# insurance gt-r



## enshiu (Aug 20, 2010)

Goodnight all,

I can not get my car insured anywhere.

I have not bought the car yet.

I am 20 and maybe I should register it on my parents name en me as 2nd driver.

Does anyone know a company that can insure my gt-r?

It is an import so no quotes online.

thank you for your help


----------



## guibin1988 (Aug 27, 2010)

go on moneysupermarket~found my insurance there~


----------



## robsm (Jul 22, 2008)

Elephant


----------



## Zed Ed (Oct 24, 2007)

enshiu said:


> maybe I should register it on my parents name en me as 2nd driver.


increasingly dodgy ground


----------



## Nassin (Oct 25, 2009)

In view of your age it will prove very difficult but I do not think impossible. It will probably come down to how much you are prepared to pay for insurance each year. Do you have a figure in mind?


----------



## Zed Ed (Oct 24, 2007)

I start the bidding at £8000


----------



## james1 (Aug 23, 2010)

Most stupid premium quotes are designed to simply put you off, 

Alot of insurance companies wont stand by your quote even if you had the money,

you d be doing well at 4-5k i d say.....

j.


----------



## waltong (Apr 11, 2008)

Lets be honest. If you ran an Insurance company would you cover a 20yr old in a GTR?! You might get a Third Party Only quote for £8K!


----------



## james1 (Aug 23, 2010)

waltong said:


> Lets be honest. If you ran an Insurance company would you cover a 20yr old in a GTR?! You might get a Third Party Only quote for £8K!



You can get ANYTHING insured if you have deeeeeeeep pockets, 

some insurance company somewhere will take the risk on, 

the stipulations/restrictions will be lengthy! 

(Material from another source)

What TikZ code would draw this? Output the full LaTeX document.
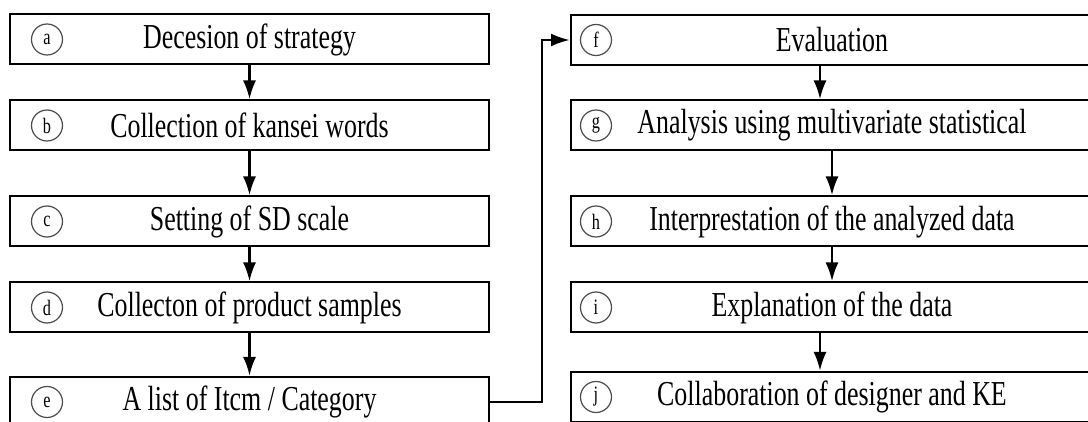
\documentclass[tikz,border=0pt]{standalone}
\usepackage{fontspec}
\setmainfont{Liberation Serif}[FakeStretch=0.74]
\usetikzlibrary{arrows.meta}

\newcommand{\stagefont}{\fontsize{17.5}{19}\selectfont}
\newcommand{\tagfont}{\fontsize{11}{12}\selectfont}

\begin{document}
\begin{tikzpicture}[x=0.5pt, y=-0.5pt,
		stage/.style={draw, line width=1pt, minimum height=25pt, inner sep=0pt, font=\stagefont},
		leftstage/.style={stage, minimum width=239.5pt},
		rightstage/.style={stage, minimum width=261pt},
		tag/.style={circle, draw=black!70, line width=0.6pt, minimum size=15.5pt, inner sep=0pt, font=\tagfont},
		flow/.style={-{Latex[length=9.5pt, width=6.5pt]}, line width=1.4pt}]
		\useasboundingbox (0,0) rectangle (1088,422);
		\clip (0,0) rectangle (1088,422);

		% left column
		\node[leftstage] (a) at (249.5, 39.5) {Decesion of strategy};
		\node[leftstage] (b) at (249.5, 125.5) {Collection of kansei words};
		\node[leftstage] (c) at (249.5, 221.5) {Setting of SD scale};
		\node[leftstage] (d) at (249.5, 307.5) {Collecton of product samples};
		\node[leftstage] (e) at (249.5, 402) {A list of Itcm / Category};

		% right column
		\node[rightstage] (f) at (832, 40) {Evaluation};
		\node[rightstage] (g) at (832, 125.5) {Analysis using multivariate statistical};
		\node[rightstage] (h) at (832, 221.5) {Interprestation of the analyzed data};
		\node[rightstage] (i) at (832, 307.5) {Explanation of the data};
		\node[rightstage] (j) at (832, 397) {Collaboration of designer and KE};

		% circled letters
		\foreach \s in {a, b, c, d, e}
			\node[tag] (t\s) at (47, 0 |- \s) {\s};
		\foreach \s in {f, g, h, i, j}
			\node[tag] (t\s) at (596, 0 |- \s) {\s};

		% arrows
		\draw[flow] (a) -- (b);
		\draw[flow] (b) -- (c);
		\draw[flow] (c) -- (d);
		\draw[flow] (d) -- (e);
		\draw[flow] ([xshift=-6pt]f.south) -- ([xshift=-6pt]g.north);
		\draw[flow] (g) -- (h);
		\draw[flow] (h) -- (i);
		\draw[flow] ([xshift=-6pt]i.south) -- ([xshift=-6pt]j.north);
		\draw[flow] (e.east) -- ++(52, 0) |- (f.west);
	\end{tikzpicture}
\end{document}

i ve worked for clients where their 17-18yr old son was insured on a lambo, amongst other things.....

j.


----------



## waltong (Apr 11, 2008)

james1 said:


> You can get ANYTHING insured if you have deeeeeeeep pockets,
> 
> some insurance company somewhere will take the risk on,
> 
> ...


I'm not saying it can't be done but at the levels of premium they will require it will price your average GTR buyer out of any potential purchase. If your dad have bought you a £150K Lambo insurance is not so much of a price consideration!


----------



## james1 (Aug 23, 2010)

waltong said:


> I'm not saying it can't be done but at the levels of premium they will require it will price your average GTR buyer out of any potential purchase. If your dad have bought you a £150K Lambo insurance is not so much of a price consideration!



i have a rough idea that the premium was in the region of 16k for the year for the youngster in question, 

refreshingly he was a nice kid, respectful, and appreciated what he had, 

still reckon the OP could do 5k if he trawled hard enough, 

the question then comes, is it worth it?!

j.


----------



## Jaw_F430 (Apr 14, 2009)

A lad I know who is 21/22 was looking for a UK car quote and he was getting prices of around £17K:runaway:

Best he managed was around £8K-£10K so good luck.


Problem will be because it is an import and the normal companies won't cover you.


----------



## Rich001 (Jul 13, 2008)

Jaw_F430 said:


> A lad I know who is 21/22 was looking for a UK car quote and he was getting prices of around £17K:runaway:
> 
> Best he managed was around £8K-£10K so good luck.
> 
> ...


I was 23 last year when I picked it up, insurance was 1800 now down to 1360 on a multicar policy. Below 21 get your lube ready.


----------



## ticketmaster123 (Mar 19, 2008)

Is that with Admiral?

For me to get insured on my Dad's GTR as a named driver they want about £4k (I'm 23 and have no claims and been driving since 17)...how on earth did you get fully comp for £1800?





Rich001 said:


> I was 23 last year when I picked it up, insurance was 1800 now down to 1360 on a multicar policy. Below 21 get your lube ready.


----------



## Jaw_F430 (Apr 14, 2009)

I'm 23 now and it cost me £2100 with Admiral on multicar policy. 7 years NCB


----------



## guibin1988 (Aug 27, 2010)

i am 21 now and my insurance cost me 4200 for my 2010 with Admiral 2 years NCB. so im 100% u can get insurance for your car~ but its also depend on how much you are willing to pay~


----------



## Rich001 (Jul 13, 2008)

ticketmaster123 said:


> Is that with Admiral?
> 
> For me to get insured on my Dad's GTR as a named driver they want about £4k (I'm 23 and have no claims and been driving since 17)...how on earth did you get fully comp for £1800?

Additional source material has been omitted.